Дверь в глазу | страница 38



Года три они прожили душевно. Потом Люси встретила мужчину своих лет, писавшего музыку для телереклам, и уехала с ним в Квебек. Папа был в изумлении от своего горя — под пятьдесят, с седыми кустиками в ушах, он впервые узнал, что такое разбитое сердце. Это было единственное время, когда он очень старался стать моим другом. Он зазывал меня к себе в выходные. Говорил, что любовь — как ветрянка: надо переболеть ею пораньше, во взрослом возрасте от нее можно умереть. Час или два он изливал душу, а потом заставлял играть с собой в шахматы — по двадцать-тридцать партий за выходные, и я всегда проигрывал.

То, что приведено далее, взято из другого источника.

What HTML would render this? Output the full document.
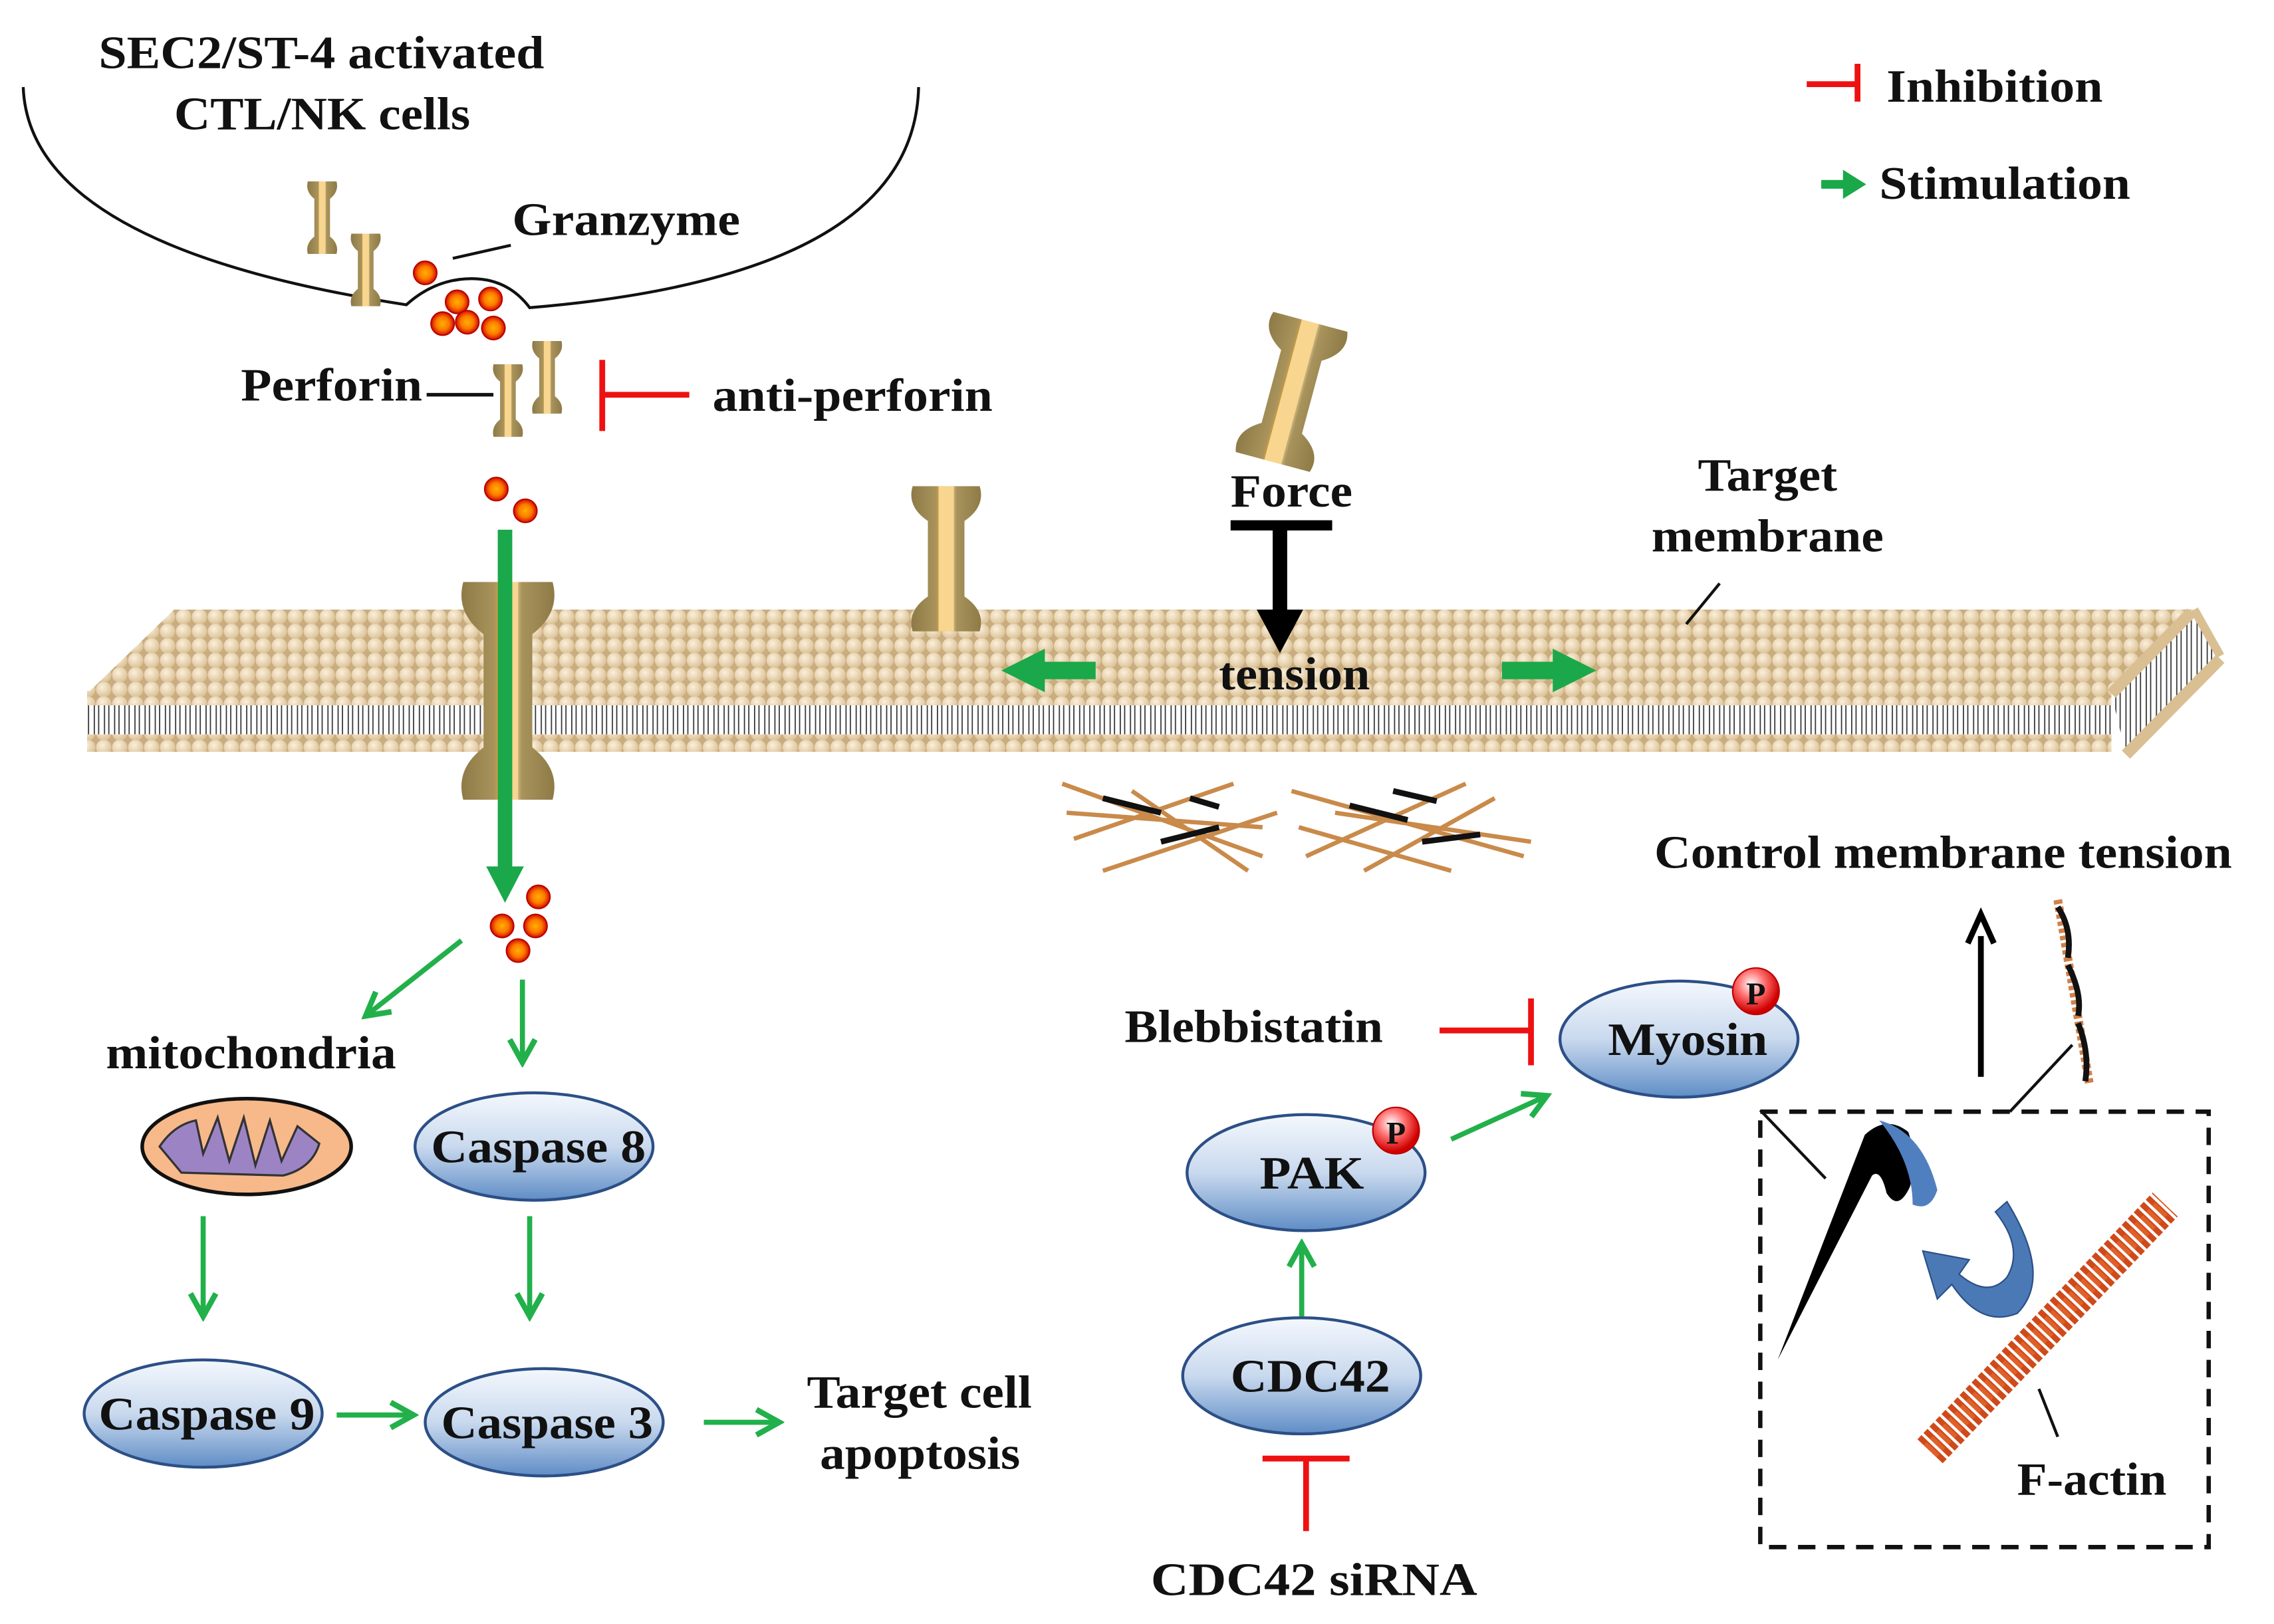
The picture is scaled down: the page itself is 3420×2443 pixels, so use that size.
<!DOCTYPE html>
<html><head><meta charset="utf-8">
<style>
html,body{margin:0;padding:0;background:#fff;}
svg{display:block;}
text{font-family:"Liberation Serif",serif;font-weight:bold;fill:#111;font-size:32px;}
</style></head>
<body>
<svg width="3420" height="2443" viewBox="0 0 1567 1119" preserveAspectRatio="none" xmlns="http://www.w3.org/2000/svg">
<defs>
<radialGradient id="head" cx="0.4" cy="0.35" r="0.7">
<stop offset="0" stop-color="#fbf0dc"/><stop offset="1" stop-color="#d9bf92"/></radialGradient>
<pattern id="heads" width="11" height="10" patternUnits="userSpaceOnUse">
<rect width="11" height="10" fill="#c9ad7e"/>
<circle cx="5.5" cy="5" r="5.3" fill="url(#head)"/></pattern>
<pattern id="tails" width="7" height="22" patternUnits="userSpaceOnUse">
<rect width="7" height="22" fill="#fff"/>
<path d="M2 0 L2 22 M5 0 L5 22" stroke="#333" stroke-width="0.8"/></pattern>
<linearGradient id="node" x1="0" y1="0" x2="0" y2="1">
<stop offset="0" stop-color="#f4f8fd"/><stop offset="0.5" stop-color="#c9d9ee"/><stop offset="1" stop-color="#5f8dc6"/></linearGradient>
<radialGradient id="gran" cx="0.5" cy="0.5" r="0.5">
<stop offset="0" stop-color="#ffb000"/><stop offset="0.55" stop-color="#ff7a00"/><stop offset="1" stop-color="#d01000"/></radialGradient>
<radialGradient id="pball" cx="0.4" cy="0.35" r="0.6">
<stop offset="0" stop-color="#fff"/><stop offset="0.5" stop-color="#ff6b6b"/><stop offset="1" stop-color="#d00000"/></radialGradient>
<linearGradient id="pore" x1="0" y1="0" x2="1" y2="0">
<stop offset="0" stop-color="#8e7a46"/><stop offset="0.35" stop-color="#a8935c"/><stop offset="0.45" stop-color="#f3a62a"/><stop offset="0.55" stop-color="#fbe3b0"/><stop offset="0.65" stop-color="#a8935c"/><stop offset="1" stop-color="#8e7a46"/></linearGradient>
<g id="sp">
<path d="M-11 -25 Q-13 -18 -6 -13 L-6 13 Q-13 18 -11 25 L11 25 Q13 18 6 13 L6 -13 Q13 -18 11 -25 Z" fill="url(#pore)"/>
<rect x="-2.5" y="-25" width="5" height="50" fill="#f8d690"/>
</g>
<g id="gr"><circle r="8" fill="url(#gran)" stroke="#b00" stroke-width="1"/></g>
<marker id="ga" markerWidth="6" markerHeight="6" refX="5" refY="3" orient="auto" markerUnits="strokeWidth"><path d="M0.5 0.5 L5 3 L0.5 5.5" fill="none" stroke="#22b04b" stroke-width="1.1"/></marker>
</defs>

<path d="M16 60 Q20 170 280 210 Q300 192 325 192 Q350 192 365 212 Q630 190 633 60" fill="none" stroke="#111" stroke-width="2"/>
<text x="68" y="47" textLength="307" lengthAdjust="spacingAndGlyphs">SEC2/ST-4 activated</text>
<text x="120" y="89" textLength="204" lengthAdjust="spacingAndGlyphs">CTL/NK cells</text>
<text x="353" y="162" textLength="157" lengthAdjust="spacingAndGlyphs">Granzyme</text>
<line x1="312" y1="178" x2="352" y2="169" stroke="#111" stroke-width="2"/>
<use href="#gr" x="293" y="188"/>
<use href="#gr" x="315" y="208"/><use href="#gr" x="338" y="206"/><use href="#gr" x="305" y="223"/><use href="#gr" x="322" y="222"/><use href="#gr" x="340" y="226"/>
<use href="#sp" transform="translate(222,150) scale(0.9,1)"/>
<use href="#sp" transform="translate(252,186) scale(0.9,1)"/>
<use href="#sp" transform="translate(350,276) scale(0.9,1)"/>
<use href="#sp" transform="translate(377,260) scale(0.9,1)"/>
<text x="166" y="276" textLength="125" lengthAdjust="spacingAndGlyphs">Perforin</text>
<line x1="294" y1="272" x2="340" y2="272" stroke="#111" stroke-width="2.5"/>
<path d="M415 248 L415 297 M415 272 L475 272" stroke="#ee1111" stroke-width="4" fill="none"/>
<text x="491" y="283" textLength="193" lengthAdjust="spacingAndGlyphs">anti-perforin</text>

<path d="M1245 58 L1280 58 M1280 44 L1280 70" stroke="#ee1111" stroke-width="4" fill="none"/>
<text x="1300" y="70" textLength="149" lengthAdjust="spacingAndGlyphs">Inhibition</text>
<path d="M1255 127 L1272 127" stroke="#1aa84a" stroke-width="6"/>
<path d="M1270 117 L1286 127 L1270 137 Z" fill="#1aa84a"/>
<text x="1295" y="137" textLength="173" lengthAdjust="spacingAndGlyphs">Stimulation</text>

<path d="M60 478 L120 420 L1512 420 L1455 478 Z" fill="url(#heads)"/>
<rect x="60" y="484" width="1395" height="22" fill="url(#tails)"/>
<rect x="60" y="506" width="1395" height="12" fill="url(#heads)"/>
<rect x="60" y="476" width="1395" height="10" fill="url(#heads)"/>
<path d="M1455 478 L1512 420 L1530 452 L1465 520 Z" fill="url(#tails)"/>
<path d="M1512 420 L1530 452" stroke="#d9bf92" stroke-width="6"/>
<path d="M1455 478 L1510 422" stroke="#d9bf92" stroke-width="8"/>
<path d="M1465 520 L1530 454" stroke="#d9bf92" stroke-width="8"/>

<use href="#sp" transform="translate(350,476) scale(2.8,3)"/>
<use href="#sp" transform="translate(652,385) scale(2.1,2)"/>
<use href="#sp" transform="translate(890,270) rotate(15) scale(2.4,2)"/>

<text x="1170" y="338" textLength="96" lengthAdjust="spacingAndGlyphs">Target</text>
<text x="1138" y="380" textLength="160" lengthAdjust="spacingAndGlyphs">membrane</text>
<line x1="1185" y1="402" x2="1162" y2="430" stroke="#111" stroke-width="2"/>

<text x="848" y="349" textLength="84" lengthAdjust="spacingAndGlyphs">Force</text>
<path d="M848 362 L918 362" stroke="#000" stroke-width="7"/>
<path d="M882 362 L882 425" stroke="#000" stroke-width="10"/>
<path d="M866 420 L898 420 L882 450 Z" fill="#000"/>
<text x="840" y="475" textLength="104" lengthAdjust="spacingAndGlyphs">tension</text>
<path d="M755 462 L715 462" stroke="#1aa84a" stroke-width="12"/>
<path d="M720 447 L690 462 L720 477 Z" fill="#1aa84a"/>
<path d="M1035 462 L1075 462" stroke="#1aa84a" stroke-width="12"/>
<path d="M1070 447 L1100 462 L1070 477 Z" fill="#1aa84a"/>

<use href="#gr" x="342" y="337"/><use href="#gr" x="362" y="352"/>
<path d="M348 365 L348 600" stroke="#1aa84a" stroke-width="10"/>
<path d="M335 597 L361 597 L348 622 Z" fill="#1aa84a"/>
<use href="#gr" x="371" y="618"/><use href="#gr" x="346" y="638"/><use href="#gr" x="369" y="638"/><use href="#gr" x="357" y="655"/>

<g stroke-width="3" fill="none">
<path d="M732 540 L870 590 M740 578 L850 540 M760 600 L880 560 M780 545 L860 600 M735 560 L870 570" stroke="#c98a4a"/>
<path d="M890 545 L1050 590 M900 590 L1010 540 M920 560 L1055 580 M940 600 L1030 550 M895 570 L1000 600" stroke="#c98a4a"/>
<path d="M760 550 L800 560 M800 580 L840 570 M930 555 L970 565 M980 580 L1020 575 M820 550 L840 556 M960 545 L990 552" stroke="#111" stroke-width="4"/>
</g>

<g stroke="#22b04b" stroke-width="3.5" fill="none" marker-end="url(#ga)">
<line x1="318" y1="648" x2="252" y2="700"/>
<line x1="360" y1="675" x2="360" y2="732"/>
<line x1="140" y1="838" x2="140" y2="907"/>
<line x1="365" y1="838" x2="365" y2="907"/>
<line x1="232" y1="975" x2="285" y2="975"/>
<line x1="485" y1="980" x2="537" y2="980"/>
<line x1="897" y1="907" x2="897" y2="857"/>
<line x1="1000" y1="785" x2="1066" y2="755"/>
</g>
<text x="73" y="736" textLength="200" lengthAdjust="spacingAndGlyphs">mitochondria</text>
<ellipse cx="170" cy="790" rx="72" ry="33" fill="#f7b98a" stroke="#111" stroke-width="2.5"/>
<path d="M110 790 Q120 775 135 772 L140 795 L150 770 L158 800 L168 770 L176 803 L186 772 L194 800 L205 776 L220 788 Q215 805 195 810 L125 808 Z" fill="#9c84c4" stroke="#333" stroke-width="1.5"/>

<g stroke="#2c4f86" stroke-width="2" fill="url(#node)">
<ellipse cx="368" cy="790" rx="82" ry="37"/>
<ellipse cx="140" cy="974" rx="82" ry="37"/>
<ellipse cx="375" cy="980" rx="82" ry="37"/>
<ellipse cx="900" cy="808" rx="82" ry="40"/>
<ellipse cx="897" cy="948" rx="82" ry="40"/>
<ellipse cx="1157" cy="716" rx="82" ry="40"/>
</g>
<text x="297" y="801" textLength="148" lengthAdjust="spacingAndGlyphs">Caspase 8</text>
<text x="68" y="985" textLength="149" lengthAdjust="spacingAndGlyphs">Caspase 9</text>
<text x="304" y="991" textLength="146" lengthAdjust="spacingAndGlyphs">Caspase 3</text>
<text x="868" y="819" textLength="72" lengthAdjust="spacingAndGlyphs">PAK</text>
<text x="848" y="959" textLength="110" lengthAdjust="spacingAndGlyphs">CDC42</text>
<text x="1108" y="727" textLength="110" lengthAdjust="spacingAndGlyphs">Myosin</text>
<circle cx="962" cy="779" r="16" fill="url(#pball)" stroke="#b00"/>
<text x="962" y="788" style="font-size:22px" text-anchor="middle" font-family="Liberation Sans">P</text>
<circle cx="1210" cy="683" r="16" fill="url(#pball)" stroke="#b00"/>
<text x="1210" y="692" style="font-size:22px" text-anchor="middle" font-family="Liberation Sans">P</text>

<text x="556" y="970" textLength="155" lengthAdjust="spacingAndGlyphs">Target cell</text>
<text x="565" y="1012" textLength="138" lengthAdjust="spacingAndGlyphs">apoptosis</text>
<text x="775" y="718" textLength="178" lengthAdjust="spacingAndGlyphs">Blebbistatin</text>
<path d="M992 710 L1055 710 M1055 688 L1055 734" stroke="#ee1111" stroke-width="4" fill="none"/>
<path d="M870 1005 L930 1005 M900 1005 L900 1055" stroke="#ee1111" stroke-width="4" fill="none"/>
<text x="793" y="1099" textLength="225" lengthAdjust="spacingAndGlyphs">CDC42  siRNA</text>

<text x="1140" y="598" textLength="398" lengthAdjust="spacingAndGlyphs">Control membrane tension</text>
<path d="M1365 742 L1365 645" stroke="#000" stroke-width="4"/>
<path d="M1356 650 L1365 630 L1374 650" fill="none" stroke="#000" stroke-width="4"/>
<path d="M1418 620 L1440 748" stroke="#d2804a" stroke-width="6" stroke-dasharray="3 2"/>
<path d="M1418 625 Q1428 640 1425 660 M1425 665 Q1435 685 1432 700 M1432 705 Q1440 725 1437 745" stroke="#111" stroke-width="4" fill="none"/>
<line x1="1385" y1="766" x2="1428" y2="720" stroke="#111" stroke-width="2"/>
<line x1="1213" y1="765" x2="1258" y2="812" stroke="#111" stroke-width="2"/>

<rect x="1213" y="766" width="309" height="300" fill="none" stroke="#111" stroke-width="3" stroke-dasharray="12 8"/>
<path d="M1225 937 L1285 782 Q1300 768 1315 780 Q1322 800 1316 818 Q1308 835 1300 822 Q1296 805 1290 810 Z" fill="#000"/>
<path d="M1295 772 Q1325 780 1335 820 Q1330 835 1318 830 Q1318 800 1295 772 Z" fill="#4f7fbf"/>
<path d="M1383 828 Q1415 880 1390 905 Q1365 915 1345 885 L1335 895 L1325 862 L1357 868 L1350 878 Q1370 895 1383 880 Q1395 860 1375 835 Z" fill="#4a79b5" stroke="#2c4f86"/>
<path d="M1330 1000 L1492 830" stroke="#cf4a1a" stroke-width="24" stroke-dasharray="4 2"/>
<path d="M1330 1000 L1492 830" stroke="#e86a30" stroke-width="12" stroke-dasharray="3 3" opacity="0.7"/>
<line x1="1405" y1="957" x2="1418" y2="990" stroke="#111" stroke-width="2"/>
<text x="1390" y="1030" textLength="103" lengthAdjust="spacingAndGlyphs">F-actin</text>
</svg>
</body></html>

Только раз я его чуть не побил. Он напился коктейлей и ошибся, подставил ферзя под моего коня. Я взял фигуру, он залепил мне по губам. Я убежал в ванную и ударил себя несколько раз по лицу, чтобы остался хороший синяк. Когда я вышел, он не извинился — то есть не совсем. Но сказал, что даст мне все что угодно, если не пожалуюсь матери. Я сказал, что хочу компьютер и духовое ружье. Отец составил контракт на бланке своей фирмы, и я подписал. В тот день мы купили ружье. Я подстрелил красивую зеленую пеночку, потом гладил ее и похоронил у матери на лужайке. Потом подстрелил голубя и синицу и отдал ружье соседскому мальчишке.

Через четыре месяца Люси вернулась из Канады домой. Отец принял ее, не простив, после чего множество раз изменял ей, считая это своим долгом перед ними обоими. Он поместил ее в псевдо-тюдоровский особняк, где света не хватало даже для калькулятора на солнечных элементах. Люси впала в депрессию. Она винила свое тело и наказывала его голодными диетами и триатлоном. И в кульминации своего режима превратилась в новое существо с большой головой лемура, надетой на тело газели. Когда ее щеки зацвели поздними прыщами, она, угрожая самоубийством, заставила врача выписать ей какие-то сильнодействующие таблетки. Таблетки избавили от всех семи прыщей, но покрыли лицо от подбородка до волос тонкими малиновыми трещинками. Пришлось замазывать их таким количеством мазей и кремов, что можно было подумать, она потеет тавотом. Примерно в это время я перестал грезить о Люси, «Мустанге», тайных комнатах, переулках и об укромных лесочках.

Когда у отца стало плохо с головой, мне было за двадцать. Поначалу я думал, что отец не помнит, где я живу и что я окончил школу, — из-за углубившегося агрессивного равнодушия, с которым он всегда ко мне относился. Но оказалось, что ни один из десятка с лишним хороших неврологов не может понять, в чем дело. Это не был ни Альцгеймер, ни какая-либо из иных известных форм слабоумия.